62nd Annual Report on Research 2017

The goal of this project is to gain a fundamental understanding on the effect of surfactant topology and chemistry on the properties that directly influence its suitability for CO₂ flooding applications, including the surfactant's ability to reduce the interfacial tension (IFT) of CO₂/water interfaces. This year, we have completed scans of the tail group topology space using a coarse-grained (CG) model based on the SAFT-γ equation of state [Lobanova et al., J. Phys. Chem. B 115, 11154 (2011)] (Figure 1). The main difficulty to obtain the results was finding a consistent criterion to determine the critical surface adsorption (CSA), corresponding to the critical micellar concentration (CMC). We found that the most consistent results were obtained by building histograms of the number of water molecules around the surfactant head groups, with the CSA corresponding to the concentration where the percentage of surfactants with zero or one water unit in the first hydration shell reached 10%. Using this criterion, we ran molecular dynamics simulations for 100 different surfactant designs, obtaining the CSA and surface tension at the CSA for each surfactant. An example showing the results for surfactants containing twelve CG tail group units is shown in Figure 2. We used the results to identify molecular descriptors leading to improved surfactant efficiency and effectiveness, which will be useful to guide experimental efforts to develop new surfactants. A manuscript on this work is currently in preparation and will be submitted during the first quarter of 2018.

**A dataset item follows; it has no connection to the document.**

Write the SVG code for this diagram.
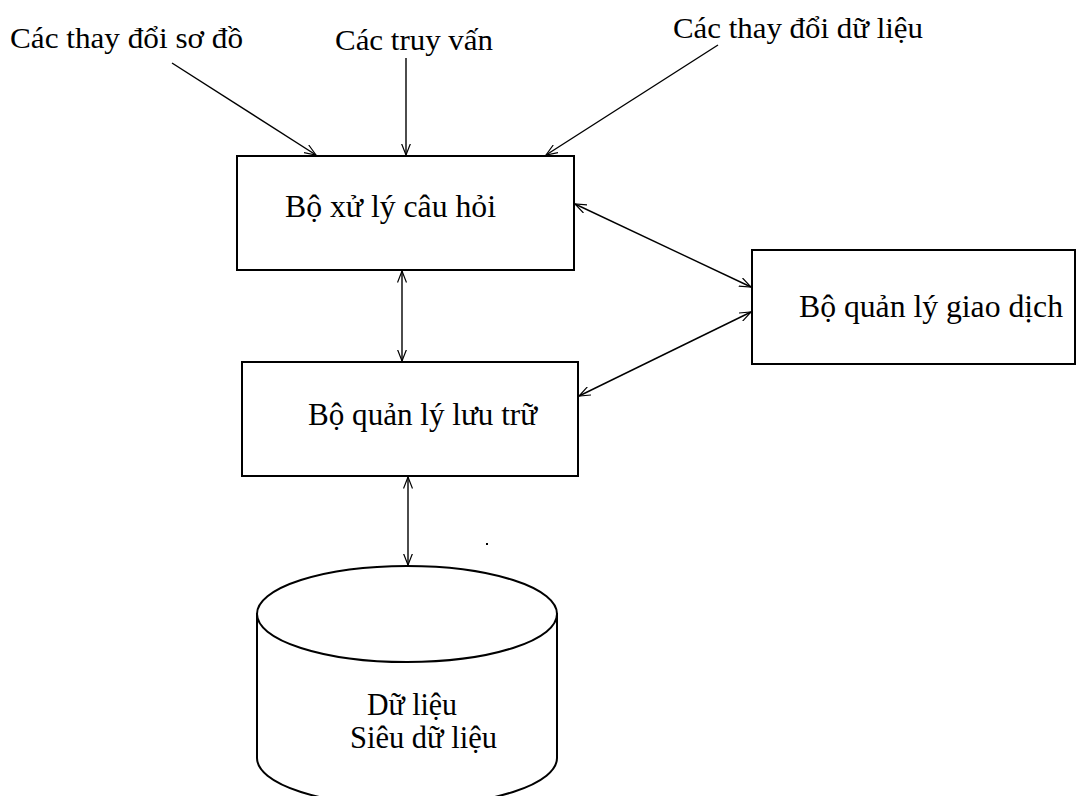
<svg xmlns="http://www.w3.org/2000/svg" width="1077" height="796" viewBox="0 0 1077 796">
<style>
.box{fill:#fff;stroke:#000;stroke-width:2}
.lbl{font-family:"Liberation Serif","Times New Roman",serif;fill:#000}
.t32{font-size:32px}
.t30{font-size:30px}
.conn{stroke:#000;stroke-width:1.4;fill:none}
</style>
<defs>
<marker id="ah" viewBox="0 0 12 10" refX="11.5" refY="5" markerWidth="12" markerHeight="10" markerUnits="userSpaceOnUse" orient="auto-start-reverse">
<path d="M0,0.5 L11.5,5 L0,9.5" fill="none" stroke="#000" stroke-width="1.2"/>
</marker>
</defs>
<rect width="1077" height="796" fill="#fff"/>
<g id="lbl-schema"><text class="lbl t30" x="10" y="48" textLength="233" lengthAdjust="spacingAndGlyphs">Các thay đổi sơ đồ</text></g>
<g id="lbl-queries"><text class="lbl t30" x="335" y="50" textLength="158" lengthAdjust="spacingAndGlyphs">Các truy vấn</text></g>
<g id="lbl-data"><text class="lbl t30" x="673" y="38" textLength="250" lengthAdjust="spacingAndGlyphs">Các thay đổi dữ liệu</text></g>
<g id="query-processor">
<rect class="box" x="237" y="156" width="337" height="114"/>
<text class="lbl t32" x="285" y="217" textLength="211" lengthAdjust="spacingAndGlyphs">Bộ xử lý câu hỏi</text>
</g>
<g id="storage-manager">
<rect class="box" x="242" y="362" width="336" height="114"/>
<text class="lbl t32" x="308" y="425" textLength="229" lengthAdjust="spacingAndGlyphs">Bộ quản lý lưu trữ</text>
</g>
<g id="transaction-manager">
<rect class="box" x="752" y="250" width="323" height="114"/>
<text class="lbl t32" x="799" y="317" textLength="264" lengthAdjust="spacingAndGlyphs">Bộ quản lý giao dịch</text>
</g>
<g id="database">
<path class="box" d="M257,613 L257,758 A150,48 0 0 0 557,758 L557,613"/>
<ellipse class="box" cx="407" cy="614" rx="150" ry="48"/>
<text class="lbl t32" x="367" y="715" textLength="90" lengthAdjust="spacingAndGlyphs">Dữ liệu</text>
<text class="lbl t32" x="350" y="748" textLength="147" lengthAdjust="spacingAndGlyphs">Siêu dữ liệu</text>
</g>
<g id="connectors">
<line class="conn" x1="172" y1="63" x2="316" y2="155" marker-end="url(#ah)"/>
<line class="conn" x1="406" y1="58" x2="406" y2="155" marker-end="url(#ah)"/>
<line class="conn" x1="718" y1="45" x2="546" y2="155" marker-end="url(#ah)"/>
<line class="conn" x1="402" y1="271" x2="402" y2="361" marker-start="url(#ah)" marker-end="url(#ah)"/>
<line class="conn" x1="575" y1="204" x2="751" y2="287" marker-start="url(#ah)" marker-end="url(#ah)"/>
<line class="conn" x1="751" y1="312" x2="579" y2="396" marker-start="url(#ah)" marker-end="url(#ah)"/>
<line class="conn" x1="408" y1="477" x2="408" y2="565" marker-start="url(#ah)" marker-end="url(#ah)"/>
</g>
<rect x="486" y="543" width="2" height="2" fill="#000"/>
</svg>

Figure 1. An illustration of the CG model surfactant used to predict the effectiveness of different surfactant designs.

Figure 2. Surface tension at the CSA for surfactant designs containing 12 tail-group coarse-grained units.

In parallel with the calculations using the model of Lobanova et al., we have been developing a model that can be used to consistently build unlike-pair interaction parameters for ionic surfactants to use with the SAFT-γ Mie models. This will enable us to test multiple ionic surfactants without the need for experimental data to find the binary interaction parameters. Instead, the parameters are obtained from ab initio calculations. We extended an approach proposed by Haslam et al., where the pair interactions are estimated from the ionization energy, and multipole moments [Haslam et al., Fluid Phase Equil. 266, 105 (2008)] to be generalized for the Mie potential. We found it necessary to obtain the multipole moments of molecular fragments using the RESP partial charge [Bayly et al., J. Phys. Chem. 97 10269 (1993)] fitting scheme. More specifically, the charges are fit to a MP2/aug-cc-pVDZ electrostatic potential, but using the RESP charge fitting scheme employed by the OPLS force field [Tirado-Rives, J., J. Am. Chem. Soc. 110, 1657(1988)]. In comparison to the standard Berthelot mixing rule for estimating cross interaction parameters, we found our method to be an improvement. In the provided figures we compare the liquid equilibria curve of CO₂ with hexane and benzene and the VLE curves between CO₂ and water at 383 K. The red lines represent a binary interaction parameter fit to experimental data [Lobanova et al., J. Chem. Thermodynamics 93, 320 (2016)]. Examples showing the predictive ability of this approach for CO₂/Hexane and CO₂/Benzene mixtures are shown in Figure 3. The results show a clear improvement over the Berthelot mixing rules. Note that this method to estimate interaction parameters is purely predictive, as it uses no experimental data to fit the parameters. We are currently refining our calculations by testing other levels of theory, and finding interaction parameters for molecular fragments that will be used to scan families of ionic surfactants, in analogy with the work on nonionic surfactants.

Figure 3. Phase diagrams for CO₂/Hexane and CO₂/Benzene showing the ability of our approach to predict binary interaction parameters without resorting to experimental data.